→ **Data provided**:
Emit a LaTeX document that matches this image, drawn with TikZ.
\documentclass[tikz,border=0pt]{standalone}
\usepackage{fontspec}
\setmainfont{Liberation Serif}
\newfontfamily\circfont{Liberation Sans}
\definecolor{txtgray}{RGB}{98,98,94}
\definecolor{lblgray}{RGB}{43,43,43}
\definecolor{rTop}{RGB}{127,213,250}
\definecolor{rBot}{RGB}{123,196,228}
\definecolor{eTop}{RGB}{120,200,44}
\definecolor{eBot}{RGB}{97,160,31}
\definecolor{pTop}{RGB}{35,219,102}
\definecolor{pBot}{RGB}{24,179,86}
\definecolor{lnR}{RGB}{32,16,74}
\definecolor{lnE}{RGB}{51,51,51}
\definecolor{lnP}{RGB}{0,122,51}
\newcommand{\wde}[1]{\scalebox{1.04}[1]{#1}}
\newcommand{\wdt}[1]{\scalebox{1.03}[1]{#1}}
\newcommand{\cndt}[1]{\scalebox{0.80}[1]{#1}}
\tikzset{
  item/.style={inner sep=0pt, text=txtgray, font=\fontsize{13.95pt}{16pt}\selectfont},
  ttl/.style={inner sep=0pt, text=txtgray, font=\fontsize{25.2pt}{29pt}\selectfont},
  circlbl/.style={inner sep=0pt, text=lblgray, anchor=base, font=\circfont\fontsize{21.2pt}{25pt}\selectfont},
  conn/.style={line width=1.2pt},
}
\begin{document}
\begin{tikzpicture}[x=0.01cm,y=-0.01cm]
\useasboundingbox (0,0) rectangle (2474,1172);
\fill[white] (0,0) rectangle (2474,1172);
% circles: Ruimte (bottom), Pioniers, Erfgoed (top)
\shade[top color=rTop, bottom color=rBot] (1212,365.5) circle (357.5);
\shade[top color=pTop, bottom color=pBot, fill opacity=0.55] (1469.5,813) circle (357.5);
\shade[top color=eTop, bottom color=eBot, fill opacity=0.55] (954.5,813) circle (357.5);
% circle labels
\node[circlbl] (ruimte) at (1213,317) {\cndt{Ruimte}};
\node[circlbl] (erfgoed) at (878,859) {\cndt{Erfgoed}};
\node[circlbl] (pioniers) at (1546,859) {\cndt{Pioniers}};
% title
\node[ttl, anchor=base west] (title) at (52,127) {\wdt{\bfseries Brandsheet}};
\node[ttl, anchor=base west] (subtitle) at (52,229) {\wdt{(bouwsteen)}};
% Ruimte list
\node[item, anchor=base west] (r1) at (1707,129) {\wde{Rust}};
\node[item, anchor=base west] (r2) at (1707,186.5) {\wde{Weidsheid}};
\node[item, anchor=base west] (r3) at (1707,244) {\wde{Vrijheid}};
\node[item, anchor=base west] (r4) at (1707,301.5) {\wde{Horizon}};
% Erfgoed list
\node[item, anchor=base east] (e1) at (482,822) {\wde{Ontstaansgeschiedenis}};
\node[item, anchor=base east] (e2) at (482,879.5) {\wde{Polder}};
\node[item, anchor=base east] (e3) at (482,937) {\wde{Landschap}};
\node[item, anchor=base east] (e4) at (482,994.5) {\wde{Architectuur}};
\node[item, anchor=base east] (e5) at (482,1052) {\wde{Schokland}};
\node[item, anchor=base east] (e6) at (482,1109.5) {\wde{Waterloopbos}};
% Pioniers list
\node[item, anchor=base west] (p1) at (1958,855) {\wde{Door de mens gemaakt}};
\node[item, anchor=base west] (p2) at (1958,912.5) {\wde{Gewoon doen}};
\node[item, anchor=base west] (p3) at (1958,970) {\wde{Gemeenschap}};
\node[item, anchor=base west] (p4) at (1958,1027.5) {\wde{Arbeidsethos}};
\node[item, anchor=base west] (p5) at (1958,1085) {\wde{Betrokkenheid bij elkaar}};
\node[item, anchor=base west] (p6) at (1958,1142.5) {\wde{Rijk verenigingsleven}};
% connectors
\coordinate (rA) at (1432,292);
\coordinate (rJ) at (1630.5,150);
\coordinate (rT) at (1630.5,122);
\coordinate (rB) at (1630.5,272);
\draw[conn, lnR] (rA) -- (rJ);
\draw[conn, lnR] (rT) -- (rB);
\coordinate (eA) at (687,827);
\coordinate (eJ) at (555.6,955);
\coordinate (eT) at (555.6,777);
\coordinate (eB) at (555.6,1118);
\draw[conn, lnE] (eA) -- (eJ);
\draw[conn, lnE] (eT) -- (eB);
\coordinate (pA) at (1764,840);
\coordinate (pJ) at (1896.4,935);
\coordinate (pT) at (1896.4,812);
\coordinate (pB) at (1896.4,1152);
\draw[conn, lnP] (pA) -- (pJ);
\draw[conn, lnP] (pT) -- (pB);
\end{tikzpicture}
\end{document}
---
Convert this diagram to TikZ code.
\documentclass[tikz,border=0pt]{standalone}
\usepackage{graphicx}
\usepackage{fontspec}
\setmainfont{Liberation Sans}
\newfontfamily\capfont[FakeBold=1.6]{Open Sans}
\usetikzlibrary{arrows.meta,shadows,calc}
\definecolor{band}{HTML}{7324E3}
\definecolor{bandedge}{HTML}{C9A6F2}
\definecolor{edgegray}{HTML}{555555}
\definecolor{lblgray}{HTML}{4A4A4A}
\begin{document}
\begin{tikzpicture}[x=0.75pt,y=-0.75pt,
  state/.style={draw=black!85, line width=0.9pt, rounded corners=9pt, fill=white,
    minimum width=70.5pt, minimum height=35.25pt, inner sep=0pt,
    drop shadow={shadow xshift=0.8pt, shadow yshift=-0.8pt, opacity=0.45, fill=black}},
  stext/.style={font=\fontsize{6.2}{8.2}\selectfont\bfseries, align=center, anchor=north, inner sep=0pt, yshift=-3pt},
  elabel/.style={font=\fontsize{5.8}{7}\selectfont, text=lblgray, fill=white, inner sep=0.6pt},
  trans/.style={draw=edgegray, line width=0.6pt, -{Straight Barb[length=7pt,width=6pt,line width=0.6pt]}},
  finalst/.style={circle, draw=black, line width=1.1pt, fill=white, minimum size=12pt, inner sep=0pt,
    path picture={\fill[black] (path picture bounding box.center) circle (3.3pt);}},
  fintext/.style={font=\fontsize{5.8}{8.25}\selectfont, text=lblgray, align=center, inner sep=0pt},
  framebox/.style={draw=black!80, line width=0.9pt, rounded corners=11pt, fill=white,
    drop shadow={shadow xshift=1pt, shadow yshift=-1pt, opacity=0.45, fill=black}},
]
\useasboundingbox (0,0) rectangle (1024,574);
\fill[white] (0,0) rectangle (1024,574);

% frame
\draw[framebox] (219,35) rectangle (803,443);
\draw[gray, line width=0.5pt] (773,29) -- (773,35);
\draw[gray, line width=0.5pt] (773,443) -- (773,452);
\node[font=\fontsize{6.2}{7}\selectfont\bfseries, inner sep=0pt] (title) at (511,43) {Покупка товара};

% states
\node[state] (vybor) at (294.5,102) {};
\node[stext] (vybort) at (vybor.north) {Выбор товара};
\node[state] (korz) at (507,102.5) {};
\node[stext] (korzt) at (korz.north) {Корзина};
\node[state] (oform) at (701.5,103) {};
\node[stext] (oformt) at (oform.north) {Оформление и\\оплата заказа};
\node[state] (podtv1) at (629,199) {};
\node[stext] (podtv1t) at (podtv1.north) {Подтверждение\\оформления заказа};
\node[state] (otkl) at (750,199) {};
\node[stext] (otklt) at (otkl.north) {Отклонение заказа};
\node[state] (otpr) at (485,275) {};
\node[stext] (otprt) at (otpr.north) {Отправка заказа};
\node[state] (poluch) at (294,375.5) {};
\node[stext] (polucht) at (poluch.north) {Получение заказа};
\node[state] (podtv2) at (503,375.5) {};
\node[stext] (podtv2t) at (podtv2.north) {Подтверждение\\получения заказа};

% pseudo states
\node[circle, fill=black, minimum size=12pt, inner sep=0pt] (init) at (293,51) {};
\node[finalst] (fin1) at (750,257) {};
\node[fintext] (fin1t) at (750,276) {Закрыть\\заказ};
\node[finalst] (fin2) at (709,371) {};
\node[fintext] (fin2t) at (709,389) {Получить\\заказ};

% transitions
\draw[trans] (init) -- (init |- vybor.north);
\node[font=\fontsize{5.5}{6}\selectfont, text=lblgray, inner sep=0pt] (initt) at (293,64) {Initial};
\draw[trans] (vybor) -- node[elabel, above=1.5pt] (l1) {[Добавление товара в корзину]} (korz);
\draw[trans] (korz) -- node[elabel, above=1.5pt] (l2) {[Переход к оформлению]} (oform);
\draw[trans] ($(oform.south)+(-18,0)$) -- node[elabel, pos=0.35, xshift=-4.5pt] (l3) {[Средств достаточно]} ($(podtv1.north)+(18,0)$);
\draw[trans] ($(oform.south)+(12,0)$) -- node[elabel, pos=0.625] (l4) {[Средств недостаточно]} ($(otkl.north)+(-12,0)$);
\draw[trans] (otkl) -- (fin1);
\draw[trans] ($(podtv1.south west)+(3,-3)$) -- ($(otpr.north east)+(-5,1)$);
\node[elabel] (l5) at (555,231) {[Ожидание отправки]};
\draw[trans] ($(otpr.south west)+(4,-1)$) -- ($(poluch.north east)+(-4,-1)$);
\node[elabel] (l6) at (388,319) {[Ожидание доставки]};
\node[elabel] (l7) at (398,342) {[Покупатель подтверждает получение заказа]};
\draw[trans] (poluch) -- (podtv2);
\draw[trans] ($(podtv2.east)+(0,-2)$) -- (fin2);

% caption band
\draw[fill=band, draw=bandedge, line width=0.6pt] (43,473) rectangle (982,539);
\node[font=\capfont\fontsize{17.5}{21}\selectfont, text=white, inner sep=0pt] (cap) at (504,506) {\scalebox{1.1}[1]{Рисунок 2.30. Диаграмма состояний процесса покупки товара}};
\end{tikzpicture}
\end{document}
==
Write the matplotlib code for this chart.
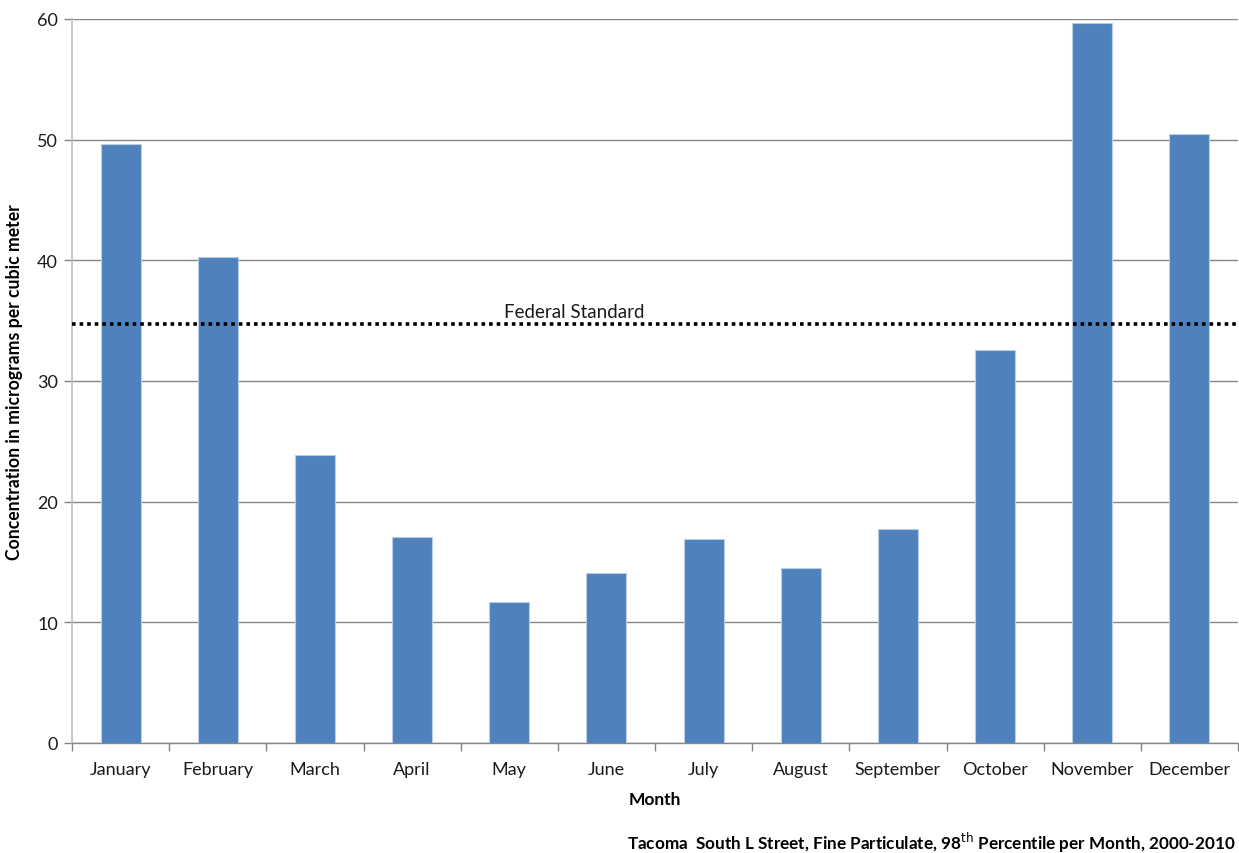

→ **Stated goal**: Among the lines of the data, identify those with the word "code". Copy each of them.

→ **Solution**:
Convert this diagram to TikZ code.
Write the matplotlib code for this chart.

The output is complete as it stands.